As if a childhood storybook character had sprung alive and traveled to the Elm City, Clifford the Big Red Dog made an appearance at City Hall Wednesday afternoon.
The costumed dog, a well-known figure in children’s books, stood next to Mayor Toni Harp during her press conference announcing a neighborhood canvass this coming Saturday to improve children’s literacy across the city. New Haven volunteers will walk from door to door in the city’s Newhallville neighborhood, distributing books and informational pamphlets about literacy resources. The program is the Elm City’s version of President Obama’s “My Brother’s Keeper” initiative, which aims to break down community barriers through personal interactions, according to Harp.
“We know from experience that neighborhood canvassing works because neighbors feel [closer] after being reached person to person,” Harp said at the press conference.
Scholastic Corporation, a children’s publishing company, and New Haven Reads, a nonprofit that aims to increase community literacy by offering free books and tutoring, have donated roughly 700 books for the upcoming event this weekend, said Jason Bartlett, the director of youth services for New Haven. Working with New Haven Public Schools, City Hall identified some 300 families to whom they would like to distribute the books, hoping to increase this canvas’s impact. During past canvasses, City Hall has only been able to reach out to around 150 families, Bartlett added.

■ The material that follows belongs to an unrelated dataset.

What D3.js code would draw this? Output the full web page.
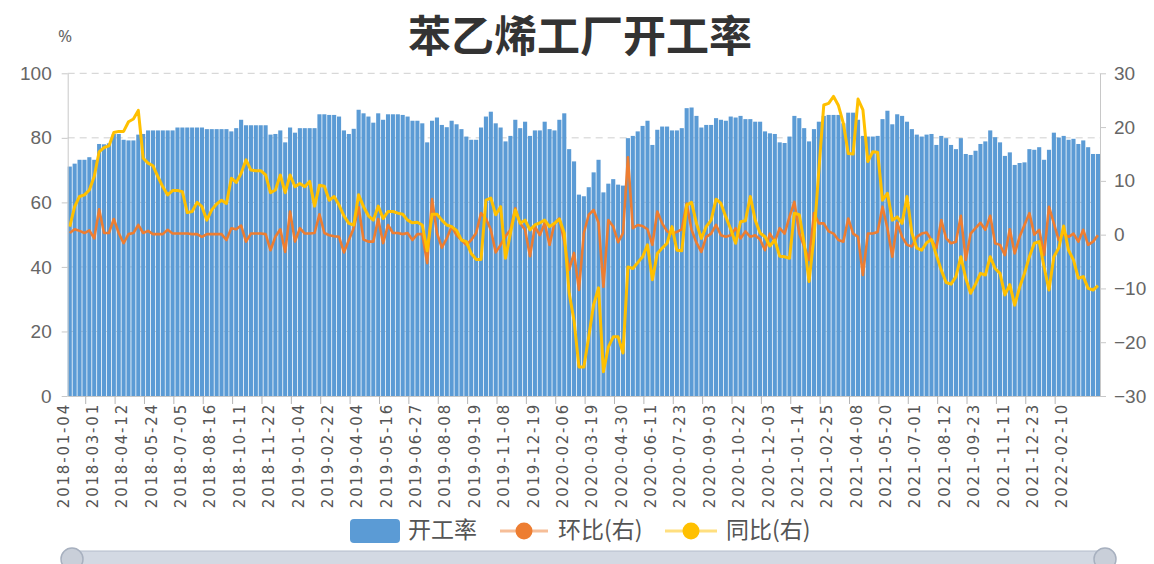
<!DOCTYPE html>
<html>
<head>
<meta charset="utf-8">
<script src="https://cdn.jsdelivr.net/npm/d3@7"></script>
<style>
body { margin: 0; background: #fff; }
svg { display: block; font-family: "Noto Sans", "Noto Sans CJK SC", sans-serif; }
</style>
</head>
<body>
<svg id="chart" width="1154" height="564"></svg>
<script>
// every 6th week is labelled on the axis
const tickDates = ['2018-01-04','2018-03-01','2018-04-12','2018-05-24','2018-07-05','2018-08-16','2018-10-11','2018-11-22',
  '2019-01-04','2019-02-22','2019-04-04','2019-05-16','2019-06-27','2019-08-08','2019-09-19','2019-11-08','2019-12-19',
  '2020-02-06','2020-03-19','2020-04-30','2020-06-11','2020-07-23','2020-09-03','2020-10-22','2020-12-03',
  '2021-01-14','2021-02-25','2021-04-08','2021-05-20','2021-07-01','2021-08-12','2021-09-23','2021-11-11','2021-12-23',
  '2022-02-10']

// 开工率 (%)
const rate = [71.1,72.0,73.2,73.2,74.0,73.2,78.1,78.0,78.3,81.2,81.2,79.4,79.2,79.2,81.0,81.2,82.3,82.3,82.3,82.3,
  82.3,82.3,83.2,83.2,83.2,83.2,83.2,83.2,82.7,82.7,82.7,82.7,82.7,82.0,83.0,85.6,83.9,83.9,83.9,83.9,
  83.9,81.0,81.2,82.3,78.6,83.2,81.6,83.0,83.0,83.0,83.0,87.3,87.3,87.1,87.1,86.6,82.3,81.2,82.8,88.7,
  87.6,86.6,84.7,87.6,85.6,87.3,87.3,87.3,87.1,86.6,85.3,85.3,84.5,78.6,85.3,86.3,84.0,83.3,85.3,84.2,
  82.7,80.4,79.4,79.4,83.2,86.6,88.1,84.5,83.2,78.9,80.6,85.6,83.0,85.0,80.6,82.3,82.3,85.0,82.7,82.3,
  85.6,87.6,76.5,72.7,62.4,61.9,64.7,69.3,73.2,63.1,65.8,67.2,65.5,65.2,79.9,80.6,82.0,83.7,85.3,77.8,
  82.5,83.5,83.5,82.3,82.3,83.0,89.2,89.4,86.8,83.2,84.0,84.0,86.1,85.6,85.3,86.6,86.3,86.8,85.8,85.8,
  85.0,85.0,82.0,81.4,81.2,78.6,78.4,80.4,86.8,86.1,83.0,78.9,82.7,85.0,86.8,87.1,87.1,87.1,84.5,87.8,
  87.8,85.6,80.6,80.4,80.4,80.6,85.8,88.4,84.2,87.3,86.8,85.0,82.7,81.0,80.4,81.0,81.2,77.8,80.6,79.9,
  77.8,76.5,79.9,75.0,74.7,76.0,78.1,78.9,82.3,80.2,78.6,74.4,75.5,71.6,72.2,72.4,76.5,76.3,77.1,73.2,
  76.3,81.6,80.1,80.6,79.4,79.7,78.1,79.2,77.1,75.0,75.0]

// 环比 (右轴, %)
const mom = [0.3,1.0,0.7,0.3,0.8,-0.7,4.7,0.3,0.3,2.9,0.3,-1.6,0.1,0.3,1.8,0.3,0.7,0.1,0.1,0.1,
  0.9,0.2,0.2,0.2,0.2,0.1,0.1,-0.4,0.1,0.1,0.1,0.1,-1.0,1.2,1.0,1.7,-1.3,0.2,0.2,0.2,
  0.1,-2.9,-0.4,1.0,-3.2,4.3,-1.3,1.2,0.2,0.2,0.3,3.8,0.3,-0.1,-0.3,-0.4,-3.3,-1.0,1.2,5.1,
  -0.9,-1.3,-1.3,2.9,-1.6,1.8,0.3,0.3,0.1,0.3,-1.0,0.1,0.1,-5.3,6.6,0.3,-2.4,-0.7,1.5,-0.1,
  -1.0,-1.9,-1.0,0.3,4.0,3.0,0.9,-3.3,-1.9,-0.3,0.9,4.9,2.1,0.9,-4.0,1.5,-0.1,2.1,-1.9,2.1,
  3.0,-1.3,-6.5,-3.4,-10.3,0.3,3.7,4.6,2.2,-9.7,2.7,1.5,-1.4,0.3,14.4,1.2,1.8,1.6,1.0,-1.9,
  4.3,2.1,0.6,0.2,0.5,1.0,5.8,0.9,-1.5,-3.2,-0.4,0.2,1.8,-0.1,-0.4,-0.1,1.2,-0.7,0.6,-0.4,
  -0.1,-0.9,-2.9,0.2,-1.3,1.2,0.2,3.3,6.1,0.2,-2.2,-4.7,4.0,2.1,2.1,0.6,0.2,-1.0,-1.3,3.0,
  0.2,-0.4,-7.5,0.2,0.2,0.5,5.2,1.2,-4.1,2.2,-0.4,-1.9,-2.2,-0.4,0.2,0.4,-1.0,-2.5,2.7,-0.7,
  -1.6,-1.3,3.5,-4.7,0.2,1.2,2.2,0.9,3.5,-1.6,-1.9,-3.8,1.0,-3.5,-0.4,1.8,4.0,0.0,0.9,-3.8,
  5.2,2.1,-1.0,0.2,-0.4,0.2,-1.3,0.9,-1.9,-1.3,-0.1]

// 同比 (右轴, %)
const yoy = [1.5,5.2,7.1,7.4,8.3,10.8,15.4,16.2,16.5,19.0,19.2,19.2,21.0,21.5,23.1,14.2,13.3,12.8,10.8,8.9,
  7.4,8.2,8.2,8.0,4.1,4.3,6.0,5.2,2.7,4.6,5.7,6.4,5.8,10.5,9.7,11.4,13.9,12.0,11.9,11.9,
  11.1,7.8,8.3,11.1,7.8,11.1,8.9,9.5,8.9,9.9,5.3,9.2,9.0,6.4,7.1,5.5,3.5,2.1,1.8,7.4,
  5.2,3.5,2.7,5.3,3.0,4.3,4.3,4.0,3.8,2.7,2.2,2.3,1.8,-3.0,3.8,3.8,2.7,1.8,1.5,0.8,
  -1.0,-1.3,-3.5,-4.6,-4.6,6.4,6.8,3.7,5.2,-4.4,0.2,4.6,2.1,2.7,0.9,1.8,2.2,2.7,1.5,2.1,
  2.9,0.3,-10.9,-16.0,-24.6,-24.6,-19.0,-13.0,-9.9,-25.5,-20.9,-19.0,-19.0,-22.0,-6.0,-6.3,-5.2,-4.1,-1.9,-8.4,
  -3.5,-2.5,-1.6,1.5,-2.9,-3.0,5.5,6.0,2.1,-0.7,1.5,2.7,6.6,5.8,3.3,1.0,-1.6,2.4,2.6,7.1,
  2.7,0.3,-0.4,-2.1,-1.0,-4.0,-4.1,-4.4,4.0,3.7,-1.6,-8.7,-0.4,12.0,24.1,24.4,25.7,24.0,20.7,15.1,
  15.0,25.2,23.2,13.6,15.4,15.3,6.4,7.7,2.7,3.3,2.1,7.1,0.3,-2.5,-2.9,-1.5,-0.9,-3.8,-6.6,-8.9,
  -9.2,-7.8,-4.1,-8.1,-10.9,-9.2,-7.2,-7.5,-4.1,-6.3,-7.2,-11.2,-9.3,-13.1,-9.8,-7.2,-4.1,-1.6,-1.3,-6.0,
  -10.3,-4.1,-2.5,1.6,-2.9,-4.7,-8.1,-7.8,-10.0,-10.3,-9.5]

const seriesNames = ['开工率', '环比(右)', '同比(右)']
const colors = ['#5b9bd5', '#ed7d31', '#ffc000']

// weekly categories, filled forward from each labelled date
const parse = d3.utcParse('%Y-%m-%d')
const fmt = d3.utcFormat('%Y-%m-%d')
const dates = []
tickDates.forEach((t, i) => {
    const n = i === tickDates.length - 1 ? rate.length - dates.length : 6
    for (let k = 0; k < n; k++) dates.push(fmt(d3.utcDay.offset(parse(t), 7 * k)))
})

const svg = d3.select('#chart')
const margin = {top: 73.3, right: 54, bottom: 168, left: 67.7}
const width = 1154, height = 564
const plotBottom = height - margin.bottom

const x = d3.scaleBand().domain(dates).range([margin.left, width - margin.right]).paddingInner(0.16).paddingOuter(0)
const yL = d3.scaleLinear().domain([0, 100]).range([plotBottom, margin.top])
const yR = d3.scaleLinear().domain([-30, 30]).range([plotBottom, margin.top])
const cx = d => x(d) + x.bandwidth() / 2

// title
svg.append('text')
    .attr('x', 580).attr('y', 52)
    .attr('text-anchor', 'middle')
    .style('font-family', '"Noto Sans CJK SC", sans-serif')
    .style('font-size', '43px').style('font-weight', 'bold')
    .attr('fill', '#333')
    .text('苯乙烯工厂开工率')

svg.append('text')
    .attr('x', 58).attr('y', 42)
    .style('font-size', '17px').attr('fill', '#666')
    .text('%')

// dashed grid
svg.append('g').selectAll('line').data([20, 40, 60, 80, 100]).enter().append('line')
    .attr('x1', margin.left).attr('x2', width - margin.right)
    .attr('y1', d => yL(d)).attr('y2', d => yL(d))
    .attr('stroke', '#cfcfcf').attr('stroke-dasharray', '7,5')

// bars
svg.append('g').selectAll('rect').data(rate).enter().append('rect')
    .attr('x', (d, i) => x(dates[i]))
    .attr('y', d => yL(d))
    .attr('width', x.bandwidth())
    .attr('height', d => plotBottom - yL(d))
    .attr('fill', colors[0])

// lines
const line = arr => d3.line().x((d, i) => cx(dates[i])).y(d => yR(d))(arr)
svg.append('path').attr('d', line(mom))
    .attr('fill', 'none').attr('stroke', colors[1]).attr('stroke-width', 2.6).attr('stroke-linejoin', 'round')
svg.append('path').attr('d', line(yoy))
    .attr('fill', 'none').attr('stroke', colors[2]).attr('stroke-width', 3).attr('stroke-linejoin', 'round')

// axes
const styleAxis = g => {
    g.select('.domain').attr('stroke', '#c8c8c8')
    g.selectAll('.tick line').attr('stroke', '#c8c8c8')
    g.selectAll('text').attr('fill', '#666').style('font-size', '19px').style('font-family', '"Liberation Sans", sans-serif')
}
svg.append('g')
    .attr('transform', `translate(${margin.left},0)`)
    .call(d3.axisLeft(yL).tickValues([0, 20, 40, 60, 80, 100]).tickSize(6).tickPadding(10).tickSizeOuter(0))
    .call(styleAxis)

svg.append('g')
    .attr('transform', `translate(${width - margin.right},0)`)
    .call(d3.axisRight(yR).tickValues([-30, -20, -10, 0, 10, 20, 30]).tickSize(6).tickPadding(8).tickSizeOuter(0))
    .call(styleAxis)

const labelDates = tickDates.map((t, k) => dates[k * 6])
const xAxis = svg.append('g')
    .attr('transform', `translate(0,${plotBottom})`)
    .call(d3.axisBottom(x).tickValues(labelDates).tickSize(0).tickSizeOuter(0))
xAxis.select('.domain').attr('stroke', '#c8c8c8')
xAxis.selectAll('text')
    .attr('transform', 'rotate(-90)')
    .attr('x', -7).attr('y', -6.5).attr('dy', '0.35em')
    .attr('text-anchor', 'end')
    .attr('fill', '#555')
    .style('font-size', '15px').style('letter-spacing', '1.8px')
    .style('font-family', '"DejaVu Sans", sans-serif')

// tick marks sit between the labelled weeks
const tickIdx = d3.range(3, dates.length - 6, 6)
svg.append('g').selectAll('line').data(tickIdx).enter().append('line')
    .attr('x1', i => x(dates[i]) + x.step() * 0.68).attr('x2', i => x(dates[i]) + x.step() * 0.68)
    .attr('y1', plotBottom).attr('y2', plotBottom + 8)
    .attr('stroke', '#b5b5b5')

// legend
const legend = svg.append('g').attr('transform', 'translate(0,531)')
legend.append('rect').attr('x', 350).attr('y', -12).attr('width', 50).attr('height', 24).attr('rx', 4).attr('fill', colors[0])
const legendItems = [
    {name: seriesNames[1], color: colors[1], x0: 500, x1: 548, tx: 558},
    {name: seriesNames[2], color: colors[2], x0: 665, x1: 717, tx: 726},
]
legendItems.forEach(it => {
    legend.append('line').attr('x1', it.x0).attr('x2', it.x1).attr('stroke', it.color).attr('stroke-opacity', 0.5).attr('stroke-width', 3)
    legend.append('circle').attr('cx', (it.x0 + it.x1) / 2).attr('r', 8.5).attr('fill', it.color)
})
legend.selectAll('text.lg').data([{name: seriesNames[0], tx: 408}, ...legendItems]).enter().append('text')
    .attr('x', d => d.tx).attr('y', -1).attr('dy', '0.35em')
    .style('font-size', '23px').style('font-family', '"Noto Sans CJK SC", sans-serif')
    .attr('fill', '#555')
    .text(d => d.name)

// data zoom slider
const slider = svg.append('g')
slider.append('rect').attr('x', 64).attr('y', 551).attr('width', 1048).attr('height', 14).attr('rx', 7)
    .attr('fill', '#d3d9e3').attr('stroke', '#b3bccb')
slider.selectAll('circle').data([72, 1105]).enter().append('circle')
    .attr('cx', d => d).attr('cy', 559).attr('r', 11)
    .attr('fill', '#c9cfd9').attr('stroke', '#a7b0bf').attr('stroke-width', 1.5)
</script>
</body>
</html>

Volunteers will meet at Lincoln-Bassett Elementary School at 9 a.m. on Saturday and will begin canvassing shortly after Harp addresses the crowd at 10 a.m.
The event on Saturday is the sixth time in the past year the city has formally organized a neighborhood canvas. Following a slew of shootings in spring 2014, Harp called a neighborhood meeting at which participants resolved to knock on doors and engage in anti-violence messages, Bartlett told the News.
These neighborhood canvasses have focused on more than just violence prevention. Volunteers have also devoted time to informing residents of educational resources, Bartlett added. These initiatives caught the attention of Obama, who commended Harp’s neighborhood outreach in a January 2015 speech to the U.S. Conference of Mayors.
“We’re working with Newhallville and Byrne grants to make Newhallville a vibrant and safe community. This is very much about bringing our community together,” Bartlett said at the press conference. “This is the first time we are addressing literacy.”
The canvas on Saturday seeks to help narrow Connecticut’s literacy gap by focusing on a neighborhood in New Haven with historically low student literacy rates. In 2013, 57 percent of Connecticut fourth graders tested below proficient, according to a report released by the Kids Count Data Center — a nonprofit that collects and publishes data on students across the U.S. The report also found that, of those who were found to be below proficient in their reading ability, around half of those students showed reading skills lower than the most basic standards.
Tony Nelson, the northeast coordinator of Fathers In Education, a national non-profit aiming to get fathers involved in improving childhood literacy, said the percent of students testing below proficiency in Connecticut is much higher for African-American students. He added that a strong correlation exists between fourth grade reading levels and future high school graduation and incarceration rates.
“In previous years only around 40 percent of students are on track to their personal goals,” New Haven Public Schools superintendent Garth Harries ’95 said. “Now it is around 60 percent after the last few years, but it is only 60 percent.”
In addition to books and information about literacy resources, the volunteers will also distribute pamphlets discouraging bullying and poor school attendance. City Librarian Martha Brogan added that she would love to slip a few library card applications into each packet.